Apple TV Direct Connect
Apple TV has become something of a fixture in iOS classrooms. The ability to wirelessly mirror any content from the device to a big display in the classroom is a substantial improvement over being tethered to a VGA cable.
Designed as a home device, it hasn’t always been easy to deploy large numbers of Apple TVs in large schools with complex networks. Primarily, the technology that iOS devices use to discover Apple TVs on the network, Bonjour, didn’t scale up to large networks. This was such a problem that some systems administrators petitioned Apple to improve Bonjour for larger deployments.
Turns out, Apple decided to do an end-run around this whole problem with iOS 8. Instead of making Bonjour discovery work better on large networks, Apple has done away with the need to connect the Apple TV to the network at all.

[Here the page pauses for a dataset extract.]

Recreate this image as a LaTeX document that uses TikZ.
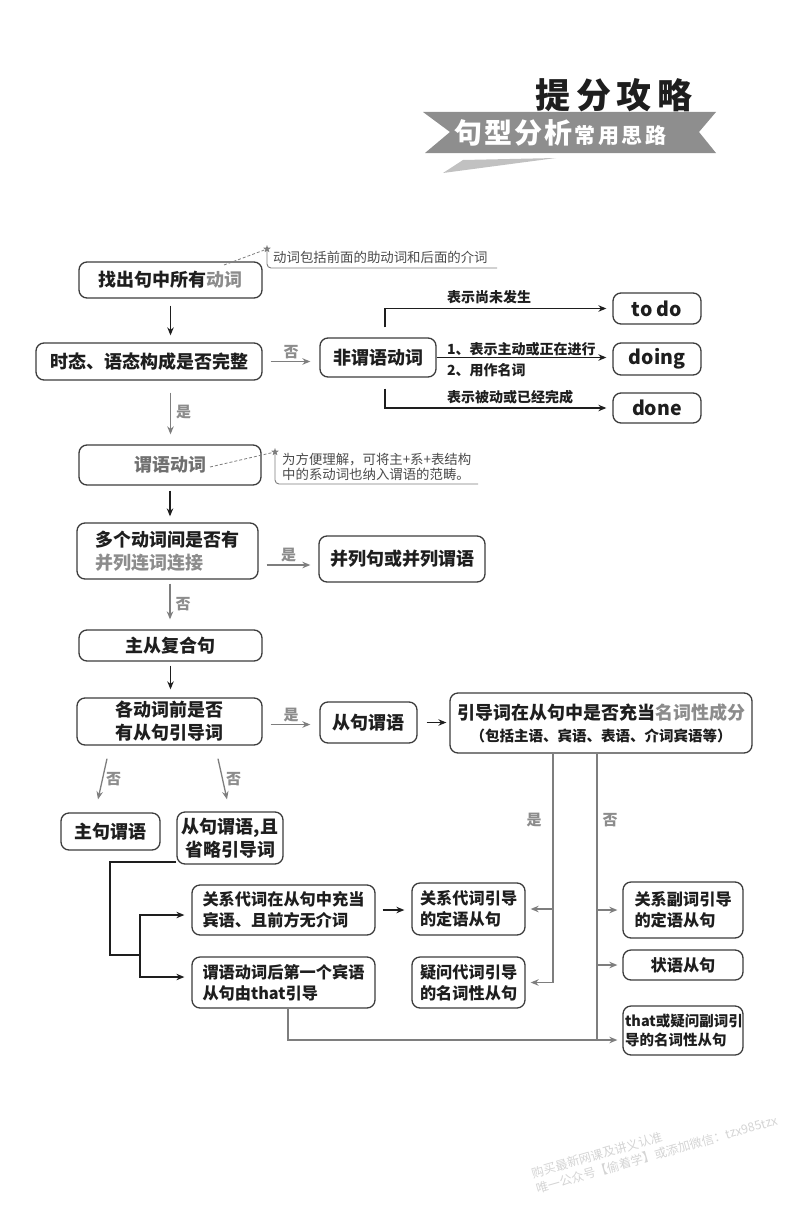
\documentclass[tikz,border=0pt]{standalone}
\usepackage{fontspec}
\setmainfont{Noto Sans CJK SC}
\newfontfamily\cjk{Noto Sans CJK SC}
\usetikzlibrary{arrows.meta,shapes.geometric,calc}
\definecolor{ink}{HTML}{1E1E1E}
\definecolor{boxc}{HTML}{3C3C3C}
\definecolor{graytxt}{HTML}{8C8C8C}
\definecolor{grayl}{HTML}{7E7E7E}
\definecolor{notec}{HTML}{4A4A4A}
\definecolor{banner}{HTML}{8E8E8E}
\definecolor{wmark}{HTML}{D4D4D4}
\begin{document}
\begin{tikzpicture}[x=1pt,y=-1pt,
  every node/.style={font=\cjk, text=ink},
  box/.style={draw=boxc, line width=1.3pt, rounded corners=8pt, inner sep=0pt, font=\cjk\bfseries},
  tbig/.style={font=\cjk\bfseries\fontsize{18}{23}\selectfont},
  tmid/.style={font=\cjk\bfseries\fontsize{16.2}{21}\selectfont},
  tsml/.style={font=\cjk\bfseries\fontsize{14.5}{19}\selectfont},
  tlab/.style={font=\cjk\bfseries\fontsize{14}{16}\selectfont, inner sep=1pt},
  yn/.style={font=\cjk\bfseries\fontsize{15}{17}\selectfont, text=graytxt, inner sep=1pt},
  notetxt/.style={font=\cjk\fontsize{13.4}{14.5}\selectfont, text=notec, inner sep=0pt, align=left},
  blk/.style={draw=ink, line width=1.2pt},
  blkarr/.style={blk, -{Stealth[length=8pt,width=6.5pt]}},
  gra/.style={draw=grayl, line width=1.3pt},
  graarr/.style={gra, -{Stealth[length=8pt,width=6.5pt]}},
  notel/.style={draw=grayl, line width=0.9pt},
  dashl/.style={draw=grayl, line width=0.8pt, dashed, dash pattern=on 3pt off 2pt},
  starmark/.style={star, star points=5, star point ratio=2.4, fill=grayl, draw=none, minimum size=8pt, inner sep=0pt}
]
\useasboundingbox (0,0) rectangle (800,1212);

% ---------- Title and banner ----------
\node[font=\cjk\bfseries\fontsize{35}{35}\selectfont\addfontfeatures{LetterSpace=16}, text=ink] (title) at (614,95) {提分攻略};
\fill[banner] (423,112) -- (716,112) -- (699,132) -- (716,153) -- (425,153) -- (450,132) -- cycle;
\fill[banner!55] (443,173) -- (463,160) -- (556,158) -- cycle;
\node[anchor=west, text=white, inner sep=0pt] (bantxt) at (454,133) {{\bfseries\fontsize{28}{28}\selectfont\addfontfeatures{LetterSpace=8}句型分析}\,{\bfseries\fontsize{21}{21}\selectfont\addfontfeatures{LetterSpace=12}常用思路}};

% ---------- Main column ----------
\node[box, tbig, minimum width=183pt, minimum height=36pt] (b1) at (170.5,280) {找出句中所有\textcolor{graytxt}{动词}};
\node[box, tbig, minimum width=226pt, minimum height=37pt] (b2) at (149,361.5) {时态、语态构成是否完整};
\node[box, tbig, minimum width=116pt, minimum height=39pt] (n1) at (378,357.5) {非谓语动词};
\node[box, font=\cjk\bfseries\fontsize{19.5}{22}\selectfont, minimum width=88pt, minimum height=31pt] (todo) at (657,308.5) {to do};
\node[box, font=\cjk\bfseries\fontsize{19.5}{22}\selectfont, minimum width=88pt, minimum height=32pt] (doing) at (657,359) {doing};
\node[box, font=\cjk\bfseries\fontsize{19.5}{22}\selectfont, minimum width=88pt, minimum height=30pt] (done) at (657,408) {done};

\node[box, tbig, minimum width=182pt, minimum height=40pt] (b3) at (170,465) {\textcolor{graytxt!80!black}{谓语动词}};
\node[box, tbig, minimum width=181pt, minimum height=56pt, text width=145pt, align=left] (b4) at (167.5,551) {多个动词间是否有\\\textcolor{graytxt}{并列连词连接}};
\node[box, tbig, minimum width=166pt, minimum height=46pt] (p1) at (402,559) {并列句或并列谓语};
\node[box, tbig, minimum width=183pt, minimum height=31pt] (b5) at (170.5,645.5) {主从复合句};
\node[box, tbig, minimum width=185pt, minimum height=47pt, align=center] (b6) at (169.5,721.5) {各动词前是否\\有从句引导词};
\node[box, tbig, minimum width=97pt, minimum height=41pt] (c1) at (368.5,722.5) {从句谓语};
\node[box, tbig, minimum width=302pt, minimum height=60pt, align=center] (c2) at (601,723) {引导词在从句中是否充当\textcolor{graytxt}{名词性成分}\\[-1pt]{\fontsize{14.5}{18}\selectfont（包括主语、宾语、表语、介词宾语等）}};

\node[box, tbig, minimum width=99pt, minimum height=37pt] (m1) at (110.5,831.5) {主句谓语};
\node[box, tbig, minimum width=106pt, minimum height=52pt, align=center] (m2) at (230,838) {从句谓语,且\\省略引导词};

\node[box, tmid, minimum width=183pt, minimum height=50pt, text width=162pt, align=left] (r1) at (283.5,910) {关系代词在从句中充当\\宾语、且前方无介词};
\node[box, tmid, minimum width=183pt, minimum height=51pt, text width=162pt, align=left] (r2) at (283.5,982.5) {谓语动词后第一个宾语\\从句由that引导};
\node[box, tmid, minimum width=113pt, minimum height=52pt, text width=97pt, align=left] (s1) at (468.5,909) {关系代词引导\\的定语从句};
\node[box, tmid, minimum width=113pt, minimum height=51pt, text width=97pt, align=left] (s2) at (468.5,982.5) {疑问代词引导\\的名词性从句};
\node[box, tmid, minimum width=120pt, minimum height=56pt, text width=97pt, align=left] (t1) at (683,910) {关系副词引导\\的定语从句};
\node[box, tmid, minimum width=120pt, minimum height=30pt] (t2) at (683,965) {状语从句};
\node[box, tsml, minimum width=120pt, minimum height=49pt, text width=116pt, align=left] (t3) at (683,1030.5) {that或疑问副词引\\导的名词性从句};

% ---------- Notes ----------
\node[starmark] (st1) at (267,249) {};
\node[notetxt, anchor=west] (note1) at (273,257) {动词包括前面的助动词和后面的介词};
\coordinate (nr1) at (497,268);
\draw[notel, rounded corners=4pt] (st1.south) -- (st1.south |- nr1) -- (nr1);
\coordinate (d1) at (224,265);
\draw[dashl] (d1) -- (st1);

\node[starmark] (st2) at (275,452) {};
\node[notetxt, anchor=west] (note2) at (282,467) {为方便理解，可将主+系+表结构\\中的系动词也纳入谓语的范畴。};
\coordinate (nr2) at (478,484);
\draw[notel, rounded corners=4pt] (st2.south) -- (st2.south |- nr2) -- (nr2);
\coordinate (d2) at (210,467);
\draw[dashl] (d2) -- (st2);

% ---------- Connectors: main column ----------
\draw[blkarr, shorten <=7pt, shorten >=7pt] (b1.south) -- (b1.south |- b2.north);
\draw[graarr, shorten <=8pt, shorten >=9pt] (b2.east) -- (b2.east -| n1.west) node[yn, midway, above=1pt] {否};
\draw[graarr, shorten <=12pt, shorten >=10pt] (b1.south |- b2.south) -- (b1.south |- b3.north) node[yn, midway, right=4pt] {是};
\draw[blkarr, shorten <=5pt, shorten >=6pt] (b3.south) -- (b3.south |- b4.north);
\draw[graarr, shorten <=8pt, shorten >=8pt] ([yshift=-14pt]b4.east) -- ([yshift=-14pt]b4.east -| p1.west) node[yn, midway, above=1pt] {是};
\draw[graarr, shorten <=4pt, shorten >=10pt] (b3.south |- b4.south) -- (b3.south |- b5.north) node[yn, midway, right=4pt] {否};
\draw[blkarr, shorten <=4pt, shorten >=8pt] (b5.south) -- (b5.south |- b6.north);
\draw[graarr, shorten <=8pt, shorten >=9pt] ([yshift=-3pt]b6.east) -- ([yshift=-3pt]b6.east -| c1.west) node[yn, midway, above=1pt] {是};
\draw[blkarr, shorten <=9pt, shorten >=3pt] (c1.east) -- (c1.east -| c2.west);

% diagonal "no" arrows
\draw[graarr] ([xshift=-62.5pt,yshift=-13pt]b6.south) -- ([xshift=-12.5pt,yshift=13pt]m1.north) node[yn, pos=0.5, right=2pt] {否};
\draw[graarr] ([xshift=48.5pt,yshift=-13pt]b6.south) -- ([xshift=-3pt,yshift=12pt]m2.north) node[yn, pos=0.5, right=2pt] {否};

% ---------- Non-finite branches ----------
\draw[blkarr, shorten >=6pt] ([xshift=7pt,yshift=10pt]n1.north) |- (todo.west);
\node[tlab, anchor=west] (lab0) at (446,297) {表示尚未发生};
\draw[blkarr, shorten >=6pt] (n1.east) -- (n1.east -| doing.west);
\node[tlab, anchor=west] (lab1) at (446,349) {1、表示主动或正在进行};
\node[tlab, anchor=west] (lab2) at (446,370) {2、用作名词};
\draw[blkarr, shorten >=6pt] ([xshift=7pt,yshift=-11pt]n1.south) |- (done.west);
\node[tlab, anchor=west] (lab3) at (446,397) {表示被动或已经完成};

% ---------- Subordinate clause branches ----------
\coordinate (j1) at (110,955);
\coordinate (j2) at (140,955);
\draw[blk, line width=1.1pt] ([yshift=-24pt]m2.west) -| (j1) -- (j2);
\draw[blkarr, line width=1.1pt, shorten >=7pt] (j2) |- ([yshift=-5pt]r1.west);
\draw[blkarr, line width=1.1pt, shorten >=7pt] (j2) |- ([yshift=5.5pt]r2.west);
\draw[blkarr, shorten <=7pt, shorten >=7pt] (r1.east) -- (r1.east -| s1.west);

% yes branch
\coordinate (yb) at ([xshift=-48pt]c2.south);
\draw[gra] (yb) -- (yb |- s2.east);
\draw[graarr, shorten >=5pt] (yb |- s1.east) -- (s1.east);
\draw[graarr, shorten >=5pt] (yb |- s2.east) -- (s2.east);
\node[yn] (yeslab) at (534,820) {是};

% no branch
\coordinate (nb) at ([xshift=-4pt]c2.south);
\coordinate (nbend) at ([yshift=-9.5pt]t3.west);
\draw[gra] (nb) -- (nb |- nbend);
\draw[graarr, shorten >=5pt] (nb |- t1.west) -- (t1.west);
\draw[graarr, shorten >=5pt] (nb |- t2.west) -- (t2.west);
\draw[graarr, shorten >=5pt] ([xshift=4.5pt]r2.south) |- (nbend);
\node[yn] (nolab) at (610,820) {否};

% ---------- Watermark ----------
\node[font=\cjk\fontsize{12.3}{16}\selectfont, text=wmark, anchor=north west, rotate=16, inner sep=0pt, align=left] (wm) at (530,1168) {购买最新网课及讲义认准\\唯一公众号【偷着学】或添加微信：tzx985tzx};
\end{tikzpicture}
\end{document}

Under iOS 8, iOS devices can discover nearby Apple TVs using Bluetooth LE. In addition to discovering Apple TVs, iOS devices can also mirror the device directly to the Apple TV without going across the institution’s network. This will be a net benefit in terms of minimising network traffic as well as – hopefully – an increase in reliability due to no longer having to rely on the vagaries of the institution’s WiFi.
There are so many other great features in iOS 8, it’s hard to list them all. I’m looking forward to the enhanced editing features in Photos, an app that all of our students make very creative use of already.

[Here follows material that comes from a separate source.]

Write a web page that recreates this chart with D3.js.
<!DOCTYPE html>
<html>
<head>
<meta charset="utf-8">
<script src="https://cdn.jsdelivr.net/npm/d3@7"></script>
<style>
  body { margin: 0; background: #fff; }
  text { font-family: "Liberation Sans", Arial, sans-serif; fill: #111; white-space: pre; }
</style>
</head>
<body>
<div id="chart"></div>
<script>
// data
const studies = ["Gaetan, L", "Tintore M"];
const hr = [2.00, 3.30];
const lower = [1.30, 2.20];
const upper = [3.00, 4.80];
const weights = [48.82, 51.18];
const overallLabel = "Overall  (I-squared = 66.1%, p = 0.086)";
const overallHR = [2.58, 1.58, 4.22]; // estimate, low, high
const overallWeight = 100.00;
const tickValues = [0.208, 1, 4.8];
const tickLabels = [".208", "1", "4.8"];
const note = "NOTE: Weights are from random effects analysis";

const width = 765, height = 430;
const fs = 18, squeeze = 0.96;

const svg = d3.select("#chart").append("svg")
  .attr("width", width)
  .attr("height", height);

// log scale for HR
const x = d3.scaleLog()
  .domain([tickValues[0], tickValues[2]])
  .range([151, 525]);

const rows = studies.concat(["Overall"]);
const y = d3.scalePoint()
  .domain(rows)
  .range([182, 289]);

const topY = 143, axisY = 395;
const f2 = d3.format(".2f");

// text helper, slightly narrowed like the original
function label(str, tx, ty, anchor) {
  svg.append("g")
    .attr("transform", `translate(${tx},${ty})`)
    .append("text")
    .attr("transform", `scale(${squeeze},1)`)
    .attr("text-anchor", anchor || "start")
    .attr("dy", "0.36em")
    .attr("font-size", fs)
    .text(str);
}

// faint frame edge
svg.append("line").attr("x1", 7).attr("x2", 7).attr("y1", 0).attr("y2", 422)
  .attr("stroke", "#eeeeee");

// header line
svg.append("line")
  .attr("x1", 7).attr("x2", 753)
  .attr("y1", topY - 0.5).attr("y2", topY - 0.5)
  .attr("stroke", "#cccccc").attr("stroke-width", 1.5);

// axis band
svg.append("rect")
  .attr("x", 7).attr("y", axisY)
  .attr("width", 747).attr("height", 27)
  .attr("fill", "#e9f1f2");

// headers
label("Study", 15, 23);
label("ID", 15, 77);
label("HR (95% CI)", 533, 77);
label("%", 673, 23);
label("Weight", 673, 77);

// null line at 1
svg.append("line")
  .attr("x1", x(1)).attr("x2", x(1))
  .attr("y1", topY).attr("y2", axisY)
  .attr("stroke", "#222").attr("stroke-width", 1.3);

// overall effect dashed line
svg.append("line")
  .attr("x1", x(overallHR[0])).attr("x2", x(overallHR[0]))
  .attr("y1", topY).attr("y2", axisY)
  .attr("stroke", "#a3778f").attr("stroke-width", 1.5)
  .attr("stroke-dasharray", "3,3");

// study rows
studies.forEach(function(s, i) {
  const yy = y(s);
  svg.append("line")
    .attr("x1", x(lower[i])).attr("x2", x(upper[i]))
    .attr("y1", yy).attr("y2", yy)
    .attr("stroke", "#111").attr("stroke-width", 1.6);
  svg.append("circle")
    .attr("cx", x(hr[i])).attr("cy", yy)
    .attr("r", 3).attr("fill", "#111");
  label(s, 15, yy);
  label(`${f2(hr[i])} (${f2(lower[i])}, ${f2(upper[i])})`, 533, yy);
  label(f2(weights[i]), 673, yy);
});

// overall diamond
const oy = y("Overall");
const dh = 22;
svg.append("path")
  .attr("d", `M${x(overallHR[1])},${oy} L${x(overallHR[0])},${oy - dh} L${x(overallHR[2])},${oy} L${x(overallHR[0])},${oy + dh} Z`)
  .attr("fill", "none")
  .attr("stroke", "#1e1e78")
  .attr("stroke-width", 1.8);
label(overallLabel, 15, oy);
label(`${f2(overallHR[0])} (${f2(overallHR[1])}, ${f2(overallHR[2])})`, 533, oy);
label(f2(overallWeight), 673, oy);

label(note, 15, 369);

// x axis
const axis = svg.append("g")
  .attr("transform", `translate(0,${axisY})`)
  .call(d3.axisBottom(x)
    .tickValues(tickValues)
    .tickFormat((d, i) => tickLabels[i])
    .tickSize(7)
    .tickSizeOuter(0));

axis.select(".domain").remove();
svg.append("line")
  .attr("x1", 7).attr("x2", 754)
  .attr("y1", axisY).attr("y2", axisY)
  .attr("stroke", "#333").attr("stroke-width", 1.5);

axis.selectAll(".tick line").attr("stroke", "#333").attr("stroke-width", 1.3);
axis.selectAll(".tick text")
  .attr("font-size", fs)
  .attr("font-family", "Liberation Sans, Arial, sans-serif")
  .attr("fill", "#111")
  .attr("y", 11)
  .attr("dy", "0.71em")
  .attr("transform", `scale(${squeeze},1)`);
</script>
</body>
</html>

There are some nice enhancements for Accessibility that will enhance the lives of students with specific learning needs. iOS has always been streets ahead in this area and the improvements in dictation and screen reading alone will be very welcome.
Mostly, though, I’m excited to see what developers do with iOS 8. This is one of those releases that really depends on the developer community to exercise their minds around what could be possible with extensions, keyboards, and great new apps.